__DIRECTIONS FOR THIS TASK__
Starting at the first line of the listing below, repeat each line up to and including the one containing "fig = plt.figure(figsize=(W". Leave out pictures.

____ PROVIDED MATERIAL

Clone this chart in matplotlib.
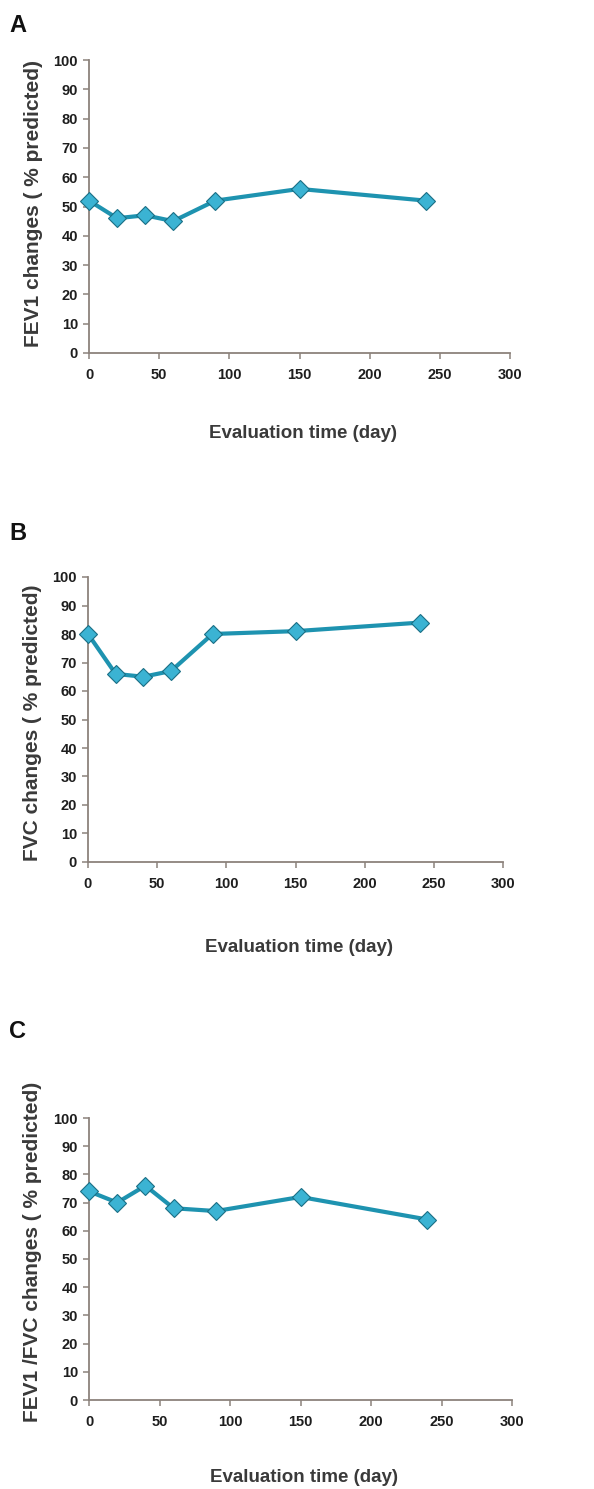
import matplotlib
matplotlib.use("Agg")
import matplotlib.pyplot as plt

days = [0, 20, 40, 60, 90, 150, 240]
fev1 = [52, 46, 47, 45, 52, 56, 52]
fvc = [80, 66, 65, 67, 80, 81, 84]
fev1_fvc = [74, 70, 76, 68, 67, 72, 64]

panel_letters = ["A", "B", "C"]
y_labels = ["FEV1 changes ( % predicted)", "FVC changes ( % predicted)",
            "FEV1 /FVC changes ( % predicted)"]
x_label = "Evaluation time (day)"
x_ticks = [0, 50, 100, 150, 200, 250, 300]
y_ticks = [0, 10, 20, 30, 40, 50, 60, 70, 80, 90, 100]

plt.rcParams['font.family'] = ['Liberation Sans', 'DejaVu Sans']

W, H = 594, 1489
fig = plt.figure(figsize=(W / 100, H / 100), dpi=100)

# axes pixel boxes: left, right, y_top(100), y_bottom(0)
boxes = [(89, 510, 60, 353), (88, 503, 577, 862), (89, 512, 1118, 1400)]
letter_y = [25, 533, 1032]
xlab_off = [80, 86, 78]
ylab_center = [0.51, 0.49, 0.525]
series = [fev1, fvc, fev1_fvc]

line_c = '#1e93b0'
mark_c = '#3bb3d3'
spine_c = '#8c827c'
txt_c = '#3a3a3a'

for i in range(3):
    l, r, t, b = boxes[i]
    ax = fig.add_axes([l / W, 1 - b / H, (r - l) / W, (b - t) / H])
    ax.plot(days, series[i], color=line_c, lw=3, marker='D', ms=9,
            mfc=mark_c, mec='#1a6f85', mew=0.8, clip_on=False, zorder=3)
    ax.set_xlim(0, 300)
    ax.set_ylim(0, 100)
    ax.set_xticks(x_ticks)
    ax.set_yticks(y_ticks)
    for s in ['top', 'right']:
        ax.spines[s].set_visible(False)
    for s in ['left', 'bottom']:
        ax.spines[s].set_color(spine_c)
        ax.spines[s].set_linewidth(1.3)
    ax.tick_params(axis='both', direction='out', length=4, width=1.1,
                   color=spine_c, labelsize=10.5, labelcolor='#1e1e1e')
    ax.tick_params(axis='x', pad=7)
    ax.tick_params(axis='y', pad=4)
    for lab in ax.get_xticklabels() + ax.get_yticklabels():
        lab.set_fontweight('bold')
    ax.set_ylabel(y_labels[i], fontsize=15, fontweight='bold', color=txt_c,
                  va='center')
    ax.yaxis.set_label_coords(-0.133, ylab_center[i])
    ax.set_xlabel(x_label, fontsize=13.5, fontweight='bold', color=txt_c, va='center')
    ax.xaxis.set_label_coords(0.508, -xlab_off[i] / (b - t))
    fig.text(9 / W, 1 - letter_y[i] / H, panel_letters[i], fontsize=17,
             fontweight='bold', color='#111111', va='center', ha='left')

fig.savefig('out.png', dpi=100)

________

__EXERCISE OUTPUT__
Clone this chart in matplotlib.
import matplotlib
matplotlib.use("Agg")
import matplotlib.pyplot as plt

days = [0, 20, 40, 60, 90, 150, 240]
fev1 = [52, 46, 47, 45, 52, 56, 52]
fvc = [80, 66, 65, 67, 80, 81, 84]
fev1_fvc = [74, 70, 76, 68, 67, 72, 64]

panel_letters = ["A", "B", "C"]
y_labels = ["FEV1 changes ( % predicted)", "FVC changes ( % predicted)",
            "FEV1 /FVC changes ( % predicted)"]
x_label = "Evaluation time (day)"
x_ticks = [0, 50, 100, 150, 200, 250, 300]
y_ticks = [0, 10, 20, 30, 40, 50, 60, 70, 80, 90, 100]

plt.rcParams['font.family'] = ['Liberation Sans', 'DejaVu Sans']

W, H = 594, 1489
fig = plt.figure(figsize=(W / 100, H / 100), dpi=100)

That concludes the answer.